Ziel des Projekts ist der Aufbau eines telemedizinischen Netzwerks, das in den überlebenswichtigen Bereichen Infektiologie und Intensivmedizin Haus-, Krankenhaus- und Fachärzte miteinander verbindet und eine sichere Video-Kommunikationsverbindung mit einem schnellen und geschützten Datenaustausch zwischen den beteiligten Einrichtungen etabliert. In der Praxis werde es so aussehen, dass mobile und digitale Einheiten wie Computer, Bildschirme und Kameras bis an das Krankenbett bzw. die Behandlungsliege gefahren werden, sodass Ärztinnen und Ärzte verschiedener Krankenhäuser per Videokonferenz gemeinsam beraten, welche Therapie die jeweils beste ist. Über diese Einheiten können auch Röntgenbilder und andere Befunde und Informationen des Patienten ausgetauscht werden. „Verbunden sein werden sie über hochgesicherte Datenleitungen mit den Telemedizin-Zentren der Unikliniken Aachen und Münster“, erklärt Prof. Marx.

Im Rahmen seines Vortrages erläutert Günter van Aalst, Leiter der Landesvertretung der Techniker Krankenkasse (TK) in NRW und stellvertretender Vorstandsvorsitzender der Deutschen Gesellschaft für Telemedizin (DGTelemed), die Bedeutung des Innovationsfonds für die Entwicklung der Telemedizin.

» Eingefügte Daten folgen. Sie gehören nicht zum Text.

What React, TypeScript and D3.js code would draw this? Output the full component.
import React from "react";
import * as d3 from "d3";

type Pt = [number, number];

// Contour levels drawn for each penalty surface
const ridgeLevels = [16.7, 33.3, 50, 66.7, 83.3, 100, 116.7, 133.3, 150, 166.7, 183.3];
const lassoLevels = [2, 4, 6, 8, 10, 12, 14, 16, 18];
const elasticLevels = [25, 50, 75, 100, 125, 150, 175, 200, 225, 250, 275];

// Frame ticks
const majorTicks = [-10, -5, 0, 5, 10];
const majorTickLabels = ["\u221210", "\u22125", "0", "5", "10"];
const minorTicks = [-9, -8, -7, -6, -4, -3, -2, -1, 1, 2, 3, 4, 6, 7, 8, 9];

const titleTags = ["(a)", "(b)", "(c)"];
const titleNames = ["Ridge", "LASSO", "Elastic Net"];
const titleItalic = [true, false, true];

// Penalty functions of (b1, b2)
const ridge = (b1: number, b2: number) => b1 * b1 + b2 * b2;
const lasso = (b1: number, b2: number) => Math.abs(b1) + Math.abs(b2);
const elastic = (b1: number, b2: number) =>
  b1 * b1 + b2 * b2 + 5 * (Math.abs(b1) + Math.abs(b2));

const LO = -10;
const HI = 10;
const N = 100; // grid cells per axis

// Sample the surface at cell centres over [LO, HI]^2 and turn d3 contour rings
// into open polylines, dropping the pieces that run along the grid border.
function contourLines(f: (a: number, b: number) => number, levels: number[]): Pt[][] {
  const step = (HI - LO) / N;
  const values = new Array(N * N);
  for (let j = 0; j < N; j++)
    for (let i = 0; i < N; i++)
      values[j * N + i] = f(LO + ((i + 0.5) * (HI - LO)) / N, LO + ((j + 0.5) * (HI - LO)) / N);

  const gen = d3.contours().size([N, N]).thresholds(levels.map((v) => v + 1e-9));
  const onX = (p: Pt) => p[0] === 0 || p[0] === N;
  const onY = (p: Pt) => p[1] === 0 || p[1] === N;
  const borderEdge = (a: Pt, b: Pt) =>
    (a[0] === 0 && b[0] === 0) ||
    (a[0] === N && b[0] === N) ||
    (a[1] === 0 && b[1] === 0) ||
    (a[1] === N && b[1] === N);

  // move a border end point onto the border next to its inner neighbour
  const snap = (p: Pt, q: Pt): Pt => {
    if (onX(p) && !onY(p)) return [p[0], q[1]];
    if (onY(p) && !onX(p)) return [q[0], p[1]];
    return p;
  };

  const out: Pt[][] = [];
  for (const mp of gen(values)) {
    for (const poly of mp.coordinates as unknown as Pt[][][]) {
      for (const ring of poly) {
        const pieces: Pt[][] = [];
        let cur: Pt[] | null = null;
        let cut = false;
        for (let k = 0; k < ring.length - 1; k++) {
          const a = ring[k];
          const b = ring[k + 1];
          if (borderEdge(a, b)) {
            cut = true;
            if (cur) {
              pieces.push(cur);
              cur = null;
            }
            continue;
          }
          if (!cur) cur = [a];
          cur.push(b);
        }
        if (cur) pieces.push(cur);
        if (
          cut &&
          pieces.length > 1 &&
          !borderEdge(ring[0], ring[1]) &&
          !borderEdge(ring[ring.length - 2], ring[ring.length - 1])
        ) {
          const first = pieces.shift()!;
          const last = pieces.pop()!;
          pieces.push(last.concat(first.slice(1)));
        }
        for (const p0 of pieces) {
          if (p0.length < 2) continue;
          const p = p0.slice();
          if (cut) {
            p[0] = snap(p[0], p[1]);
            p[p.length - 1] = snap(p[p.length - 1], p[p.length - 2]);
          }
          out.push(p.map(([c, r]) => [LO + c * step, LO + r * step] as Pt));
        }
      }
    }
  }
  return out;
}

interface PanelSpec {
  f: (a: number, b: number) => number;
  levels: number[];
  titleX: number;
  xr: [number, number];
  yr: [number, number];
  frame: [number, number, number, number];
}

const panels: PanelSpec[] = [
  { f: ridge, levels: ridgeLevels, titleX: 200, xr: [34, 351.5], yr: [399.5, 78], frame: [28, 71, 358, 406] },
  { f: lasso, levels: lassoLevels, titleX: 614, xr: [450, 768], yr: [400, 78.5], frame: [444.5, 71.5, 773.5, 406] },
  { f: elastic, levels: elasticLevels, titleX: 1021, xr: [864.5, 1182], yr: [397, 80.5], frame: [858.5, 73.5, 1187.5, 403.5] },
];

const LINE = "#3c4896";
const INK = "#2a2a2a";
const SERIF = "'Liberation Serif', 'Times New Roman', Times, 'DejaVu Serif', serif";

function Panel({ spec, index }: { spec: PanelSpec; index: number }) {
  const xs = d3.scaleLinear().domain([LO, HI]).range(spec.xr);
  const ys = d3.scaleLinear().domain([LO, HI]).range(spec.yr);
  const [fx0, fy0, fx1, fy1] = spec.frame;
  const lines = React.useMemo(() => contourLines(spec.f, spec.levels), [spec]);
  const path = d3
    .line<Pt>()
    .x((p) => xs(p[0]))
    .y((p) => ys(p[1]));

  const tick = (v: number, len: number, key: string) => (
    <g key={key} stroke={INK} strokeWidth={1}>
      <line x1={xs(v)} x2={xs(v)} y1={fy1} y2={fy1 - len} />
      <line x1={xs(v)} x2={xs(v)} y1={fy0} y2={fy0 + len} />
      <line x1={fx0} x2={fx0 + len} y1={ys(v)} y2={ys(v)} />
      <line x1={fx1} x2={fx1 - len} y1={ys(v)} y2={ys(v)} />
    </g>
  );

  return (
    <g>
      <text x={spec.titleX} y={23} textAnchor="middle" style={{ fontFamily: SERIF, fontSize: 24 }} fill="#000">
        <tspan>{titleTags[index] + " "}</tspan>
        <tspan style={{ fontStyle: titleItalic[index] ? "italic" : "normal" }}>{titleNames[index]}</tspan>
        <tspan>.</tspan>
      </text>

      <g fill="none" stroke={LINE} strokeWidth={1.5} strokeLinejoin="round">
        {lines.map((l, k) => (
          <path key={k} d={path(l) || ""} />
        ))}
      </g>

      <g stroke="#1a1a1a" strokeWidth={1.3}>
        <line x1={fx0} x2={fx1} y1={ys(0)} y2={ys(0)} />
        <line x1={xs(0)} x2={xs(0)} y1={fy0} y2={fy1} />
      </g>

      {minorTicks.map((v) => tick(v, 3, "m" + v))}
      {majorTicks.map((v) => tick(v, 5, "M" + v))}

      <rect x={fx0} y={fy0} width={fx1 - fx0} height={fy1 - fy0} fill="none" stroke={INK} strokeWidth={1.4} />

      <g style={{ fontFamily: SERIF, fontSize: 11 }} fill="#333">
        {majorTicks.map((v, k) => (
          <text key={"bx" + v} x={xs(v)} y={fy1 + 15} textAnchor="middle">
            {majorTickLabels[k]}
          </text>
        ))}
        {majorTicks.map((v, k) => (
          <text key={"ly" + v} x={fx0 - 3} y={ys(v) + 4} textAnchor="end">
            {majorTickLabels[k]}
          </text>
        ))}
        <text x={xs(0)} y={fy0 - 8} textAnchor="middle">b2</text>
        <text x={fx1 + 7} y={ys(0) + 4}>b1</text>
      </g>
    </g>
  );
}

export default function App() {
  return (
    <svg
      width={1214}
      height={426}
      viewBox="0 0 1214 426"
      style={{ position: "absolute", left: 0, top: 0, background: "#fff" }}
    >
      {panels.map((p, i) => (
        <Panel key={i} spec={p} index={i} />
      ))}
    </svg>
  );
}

Bei allem Lob für die Förderung von Innovationen übte er aber auch Kritik. „Die Verfahren zur Regulierung sind hochkomplex und bergen das Risiko, Innovationen frühzeitig auszubremsen. Was wir brauchen, ist ein transparenter und unkomplizierter Weg, um digitale Versorgungsprodukte auf den Markt zu bringen“, betont Günter van Aalst.

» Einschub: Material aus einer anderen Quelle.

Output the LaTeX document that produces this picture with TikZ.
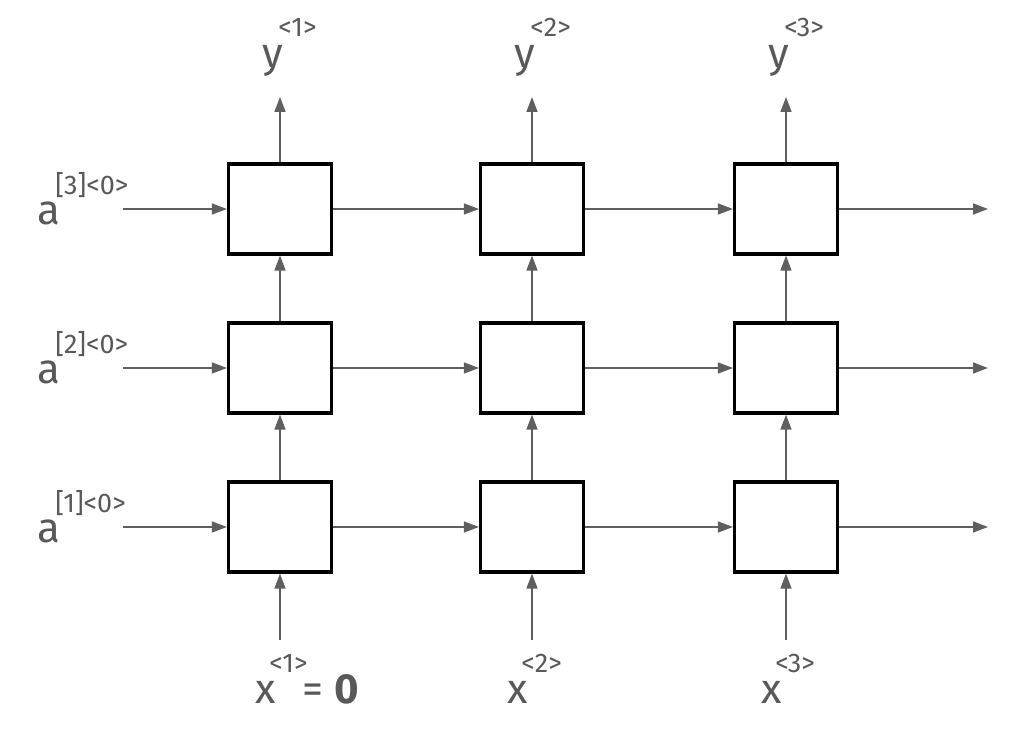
\documentclass[tikz,border=0pt]{standalone}
\usepackage{fontspec}
\setmainfont{Fira Sans}
\usetikzlibrary{arrows.meta}
\definecolor{txtgray}{HTML}{595959}
\definecolor{arrgray}{HTML}{5F5F5F}
\tikzset{
  cell/.style={draw=black, line width=1.6pt, fill=white, minimum width=51.5pt, minimum height=45pt, inner sep=0pt},
  conn/.style={draw=arrgray, line width=0.75pt, -{Triangle[length=7.5pt,width=5.5pt]}},
  mainlbl/.style={text=txtgray, font=\fontsize{21}{24}\selectfont, inner sep=0pt, anchor=base west},
  suplbl/.style={text=txtgray, font=\fontsize{13.5}{15}\selectfont, inner sep=0pt, anchor=base west},
}
\begin{document}
\begin{tikzpicture}[x=0.5pt,y=-0.5pt]
\useasboundingbox (0,0) rectangle (1030,737);
% cells: columns c1..c3, rows r1 (bottom) .. r3 (top)
\foreach \c/\cx in {1/280,2/532,3/786}{
  \foreach \r/\ry in {1/527,2/368,3/209}{
    \node[cell] (b\c\r) at (\cx,\ry) {};
  }
}
% left inputs
\foreach \r/\ry in {1/527,2/368,3/209}{
  \coordinate (in\r) at (123,\ry);
  \coordinate (out\r) at (988,\ry);
  \draw[conn] (in\r) -- (b1\r.west);
  \draw[conn] (b1\r.east) -- (b2\r.west);
  \draw[conn] (b2\r.east) -- (b3\r.west);
  \draw[conn] (b3\r.east) -- (out\r);
}
% vertical
\foreach \c/\cx in {1/280,2/532,3/786}{
  \coordinate (xin\c) at (\cx,640);
  \coordinate (yout\c) at (\cx,97);
  \draw[conn] (xin\c) -- (b\c1.south);
  \draw[conn] (b\c1.north) -- (b\c2.south);
  \draw[conn] (b\c2.north) -- (b\c3.south);
  \draw[conn] (b\c3.north) -- (yout\c);
}
% a labels
\foreach \r/\ry in {1/527,2/368,3/209}{
  \node[mainlbl] (a\r) at (37,\ry+16) {a};
  \node[suplbl] (as\r) at (55,\ry-14) {[\r]<0>};
}
% y labels
\foreach \c/\dx in {1/0,2/252,3/506}{
  \node[mainlbl] (y\c) at (262+\dx,68) {y};
  \node[suplbl] (ys\c) at (278+\dx,37) {<\c>};
}
% x labels
\foreach \c/\dx in {1/0,2/252,3/506}{
  \node[mainlbl] (x\c) at (255+\dx,704) {x};
  \node[suplbl] (xs\c) at (269+\dx,673) {<\c>};
}
\node[mainlbl] (eq) at (302,704) {= \textbf{0}};
\end{tikzpicture}
\end{document}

„Als Ärztekammer und Kooperationspartner dieses Projektes verfolgen wir das Ziel, durch intersektorale sowie interdisziplinäre Zusammenarbeit mit Hilfe neuer telemedizinischer Methoden die Behandlung von Patientinnen und Patienten in der Fläche zu verbessern. Die konkrete Aufgabe und Unterstützung der Ärztekammer Nordrhein wird darin bestehen, durch Information und Beratung an der Qualitätssicherung des Projektes mitzuwirken“, macht der Präsident der Ärztekammer Nordrhein und Stellvertretende Vorsitzende des Gesundheitsausschusses des Deutschen Bundestages Rudolf Henke deutlich.

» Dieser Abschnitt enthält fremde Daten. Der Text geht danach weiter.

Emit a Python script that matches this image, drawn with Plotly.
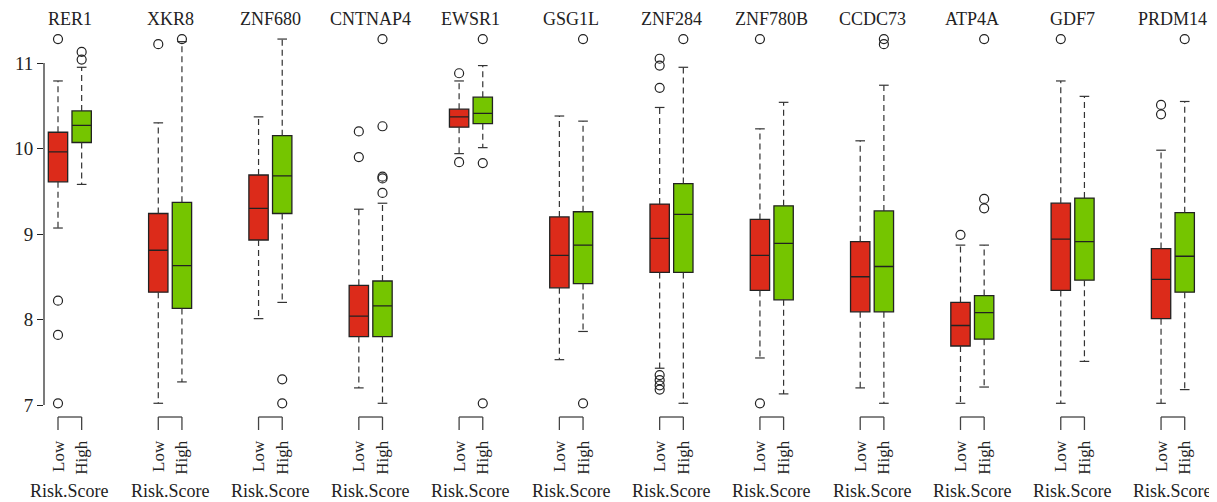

Evaluation als zentrales Element für den Projekterfolg

Am Projekt nehmen als Konsortialpartner neben den Unikliniken aus Aachen und Münster 17 Krankenhäuser aus den Regionen Aachen und Münster, die Techniker Krankenkasse sowie die Ärztenetzwerke ‚GKS Köln-Süd‘ und ‚MuM – Medizin und Mehr‘ teil. Unterstützt wird das Projekt durch Kooperationspartnerschaften mit der Krankenhausgesellschaft Nordrhein-Westfalen, der Ärztekammern Nordrhein und Westfalen-Lippe sowie allen gesetzlichen Krankenkassen in Nordrhein-Westfalen. Wissenschaftlich begleitet und evaluiert wird das Projekt von der Universität Bielefeld und der ZTG Zentrum für Telematik und Telemedizin GmbH in Bochum.

Das Modellprojekt ist zunächst auf drei Jahre angelegt. In dieser Zeit sollen insgesamt rund 40.000 Patienten/-innen aus dem ambulanten und stationären Bereich an dem Projekt teilnehmen. Die Teilnehmer/-innen werden aus den 21 beteiligten Versorgungseinrichtungen rekrutiert – die jeweilige Einwilligung der in Frage kommenden Patienten vorausgesetzt. Dabei stehen Patienten/-innen mit einer infektiologischen Fragestellung sowie schwer kranke Patienten/-innen, welche auf der Intensivstation behandelt werden müssen, im Vordergrund. Es wird analysiert, inwiefern und in welchem Maße die Ziele dieser Versorgungsoptimierung erreicht werden.

Nach der Auswertung wird entschieden, ob die telemedizinischen Visiten Teil der Regelversorgung werden können. Bei positiven Projektergebnissen besteht die Möglichkeit, dass nutzenstiftende telemedizinische Anwendungen sowohl in der Intensivmedizin und Infektiologie als auch in anderen wichtigen medizinischen Disziplinen Eingang in die Regelversorgung finden und damit Bestandteil der regulären Versorgung durch die gesetzlichen Krankenkassen werden.